• **Material provided**:
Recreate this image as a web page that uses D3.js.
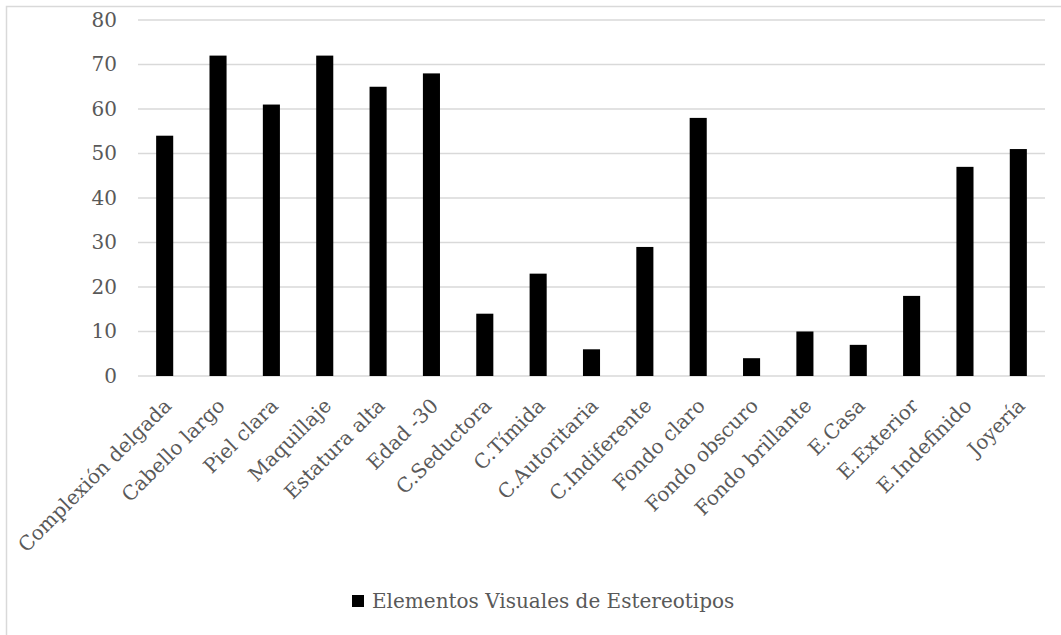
<!DOCTYPE html>
<html>
<head>
<meta charset="utf-8">
<script src="https://cdn.jsdelivr.net/npm/d3@7"></script>
<style>
  html, body { margin: 0; padding: 0; background: #fff; }
  svg text { font-family: "DejaVu Serif", serif; fill: #595959; }
</style>
</head>
<body>
<svg id="chart" width="1061" height="635"></svg>
<script>
// Visual stereotype elements and how often each appears
const categories = [
  "Complexión delgada", "Cabello largo", "Piel clara", "Maquillaje",
  "Estatura alta", "Edad -30", "C.Seductora", "C.Tímida", "C.Autoritaria",
  "C.Indiferente", "Fondo claro", "Fondo obscuro", "Fondo brillante",
  "E.Casa", "E.Exterior", "E.Indefinido", "Joyería"
];
const values = [54, 72, 61, 72, 65, 68, 14, 23, 6, 29, 58, 4, 10, 7, 18, 47, 51];
const yTicks = [0, 10, 20, 30, 40, 50, 60, 70, 80];
const seriesName = "Elementos Visuales de Estereotipos";

const svg = d3.select("#chart");
const W = 1061, H = 635;
const fontSize = 20;

// outer chart frame
svg.append("rect")
  .attr("x", 6.5).attr("y", 6.5)
  .attr("width", W + 10).attr("height", H + 10)
  .attr("fill", "none").attr("stroke", "#d9d9d9").attr("stroke-width", 1.5);

const plot = { left: 138, right: 1045, top: 20, bottom: 376 };

const x = d3.scaleBand()
  .domain(categories)
  .range([plot.left, plot.right])
  .paddingInner(0.68)
  .paddingOuter(0.34);

const y = d3.scaleLinear()
  .domain([0, 80])
  .range([plot.bottom, plot.top]);

// horizontal gridlines
svg.append("g")
  .selectAll("line")
  .data(yTicks)
  .join("line")
  .attr("x1", plot.left).attr("x2", plot.right)
  .attr("y1", d => y(d)).attr("y2", d => y(d))
  .attr("stroke", "#d9d9d9").attr("stroke-width", 1.5);

// y axis labels
const yAxis = d3.axisLeft(y).tickValues(yTicks).tickSize(0).tickPadding(0);
const yG = svg.append("g")
  .attr("transform", `translate(${plot.left - 21},0)`)
  .call(yAxis);
yG.select(".domain").remove();
yG.selectAll("text")
  .attr("font-size", fontSize)
  .attr("font-family", "DejaVu Serif")
  .attr("fill", "#595959");

// bars
svg.append("g")
  .selectAll("rect")
  .data(categories.map((c, i) => ({ c, v: values[i] })))
  .join("rect")
  .attr("x", d => x(d.c))
  .attr("y", d => y(d.v))
  .attr("width", x.bandwidth())
  .attr("height", d => y(0) - y(d.v))
  .attr("fill", "#000");

// category labels, rotated
const xAxis = d3.axisBottom(x).tickSize(0).tickPadding(0);
const xG = svg.append("g")
  .attr("transform", `translate(0,${plot.bottom})`)
  .call(xAxis);
xG.select(".domain").remove();
xG.selectAll("text")
  .attr("font-size", fontSize)
  .attr("font-family", "DejaVu Serif")
  .attr("fill", "#595959")
  .attr("text-anchor", "end")
  .attr("dy", "0.35em")
  .attr("y", 0)
  .attr("transform", "translate(3,26) rotate(-45)");

// legend
const legendX = 352, legendY = 601;
svg.append("rect")
  .attr("x", legendX).attr("y", legendY - 6)
  .attr("width", 12).attr("height", 12)
  .attr("fill", "#000");
svg.append("text")
  .attr("x", legendX + 20).attr("y", legendY)
  .attr("dy", "0.35em")
  .attr("font-size", fontSize)
  .text(seriesName);
</script>
</body>
</html>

• **Written exercise**:
Transcribe the material as is, with images omitted.

• **Written response**:
Recreate this image as a web page that uses D3.js.
<!DOCTYPE html>
<html>
<head>
<meta charset="utf-8">
<script src="https://cdn.jsdelivr.net/npm/d3@7"></script>
<style>
  html, body { margin: 0; padding: 0; background: #fff; }
  svg text { font-family: "DejaVu Serif", serif; fill: #595959; }
</style>
</head>
<body>
<svg id="chart" width="1061" height="635"></svg>
<script>
// Visual stereotype elements and how often each appears
const categories = [
  "Complexión delgada", "Cabello largo", "Piel clara", "Maquillaje",
  "Estatura alta", "Edad -30", "C.Seductora", "C.Tímida", "C.Autoritaria",
  "C.Indiferente", "Fondo claro", "Fondo obscuro", "Fondo brillante",
  "E.Casa", "E.Exterior", "E.Indefinido", "Joyería"
];
const values = [54, 72, 61, 72, 65, 68, 14, 23, 6, 29, 58, 4, 10, 7, 18, 47, 51];
const yTicks = [0, 10, 20, 30, 40, 50, 60, 70, 80];
const seriesName = "Elementos Visuales de Estereotipos";

const svg = d3.select("#chart");
const W = 1061, H = 635;
const fontSize = 20;

// outer chart frame
svg.append("rect")
  .attr("x", 6.5).attr("y", 6.5)
  .attr("width", W + 10).attr("height", H + 10)
  .attr("fill", "none").attr("stroke", "#d9d9d9").attr("stroke-width", 1.5);

const plot = { left: 138, right: 1045, top: 20, bottom: 376 };

const x = d3.scaleBand()
  .domain(categories)
  .range([plot.left, plot.right])
  .paddingInner(0.68)
  .paddingOuter(0.34);

const y = d3.scaleLinear()
  .domain([0, 80])
  .range([plot.bottom, plot.top]);

// horizontal gridlines
svg.append("g")
  .selectAll("line")
  .data(yTicks)
  .join("line")
  .attr("x1", plot.left).attr("x2", plot.right)
  .attr("y1", d => y(d)).attr("y2", d => y(d))
  .attr("stroke", "#d9d9d9").attr("stroke-width", 1.5);

// y axis labels
const yAxis = d3.axisLeft(y).tickValues(yTicks).tickSize(0).tickPadding(0);
const yG = svg.append("g")
  .attr("transform", `translate(${plot.left - 21},0)`)
  .call(yAxis);
yG.select(".domain").remove();
yG.selectAll("text")
  .attr("font-size", fontSize)
  .attr("font-family", "DejaVu Serif")
  .attr("fill", "#595959");

// bars
svg.append("g")
  .selectAll("rect")
  .data(categories.map((c, i) => ({ c, v: values[i] })))
  .join("rect")
  .attr("x", d => x(d.c))
  .attr("y", d => y(d.v))
  .attr("width", x.bandwidth())
  .attr("height", d => y(0) - y(d.v))
  .attr("fill", "#000");

// category labels, rotated
const xAxis = d3.axisBottom(x).tickSize(0).tickPadding(0);
const xG = svg.append("g")
  .attr("transform", `translate(0,${plot.bottom})`)
  .call(xAxis);
xG.select(".domain").remove();
xG.selectAll("text")
  .attr("font-size", fontSize)
  .attr("font-family", "DejaVu Serif")
  .attr("fill", "#595959")
  .attr("text-anchor", "end")
  .attr("dy", "0.35em")
  .attr("y", 0)
  .attr("transform", "translate(3,26) rotate(-45)");

// legend
const legendX = 352, legendY = 601;
svg.append("rect")
  .attr("x", legendX).attr("y", legendY - 6)
  .attr("width", 12).attr("height", 12)
  .attr("fill", "#000");
svg.append("text")
  .attr("x", legendX + 20).attr("y", legendY)
  .attr("dy", "0.35em")
  .attr("font-size", fontSize)
  .text(seriesName);
</script>
</body>
</html>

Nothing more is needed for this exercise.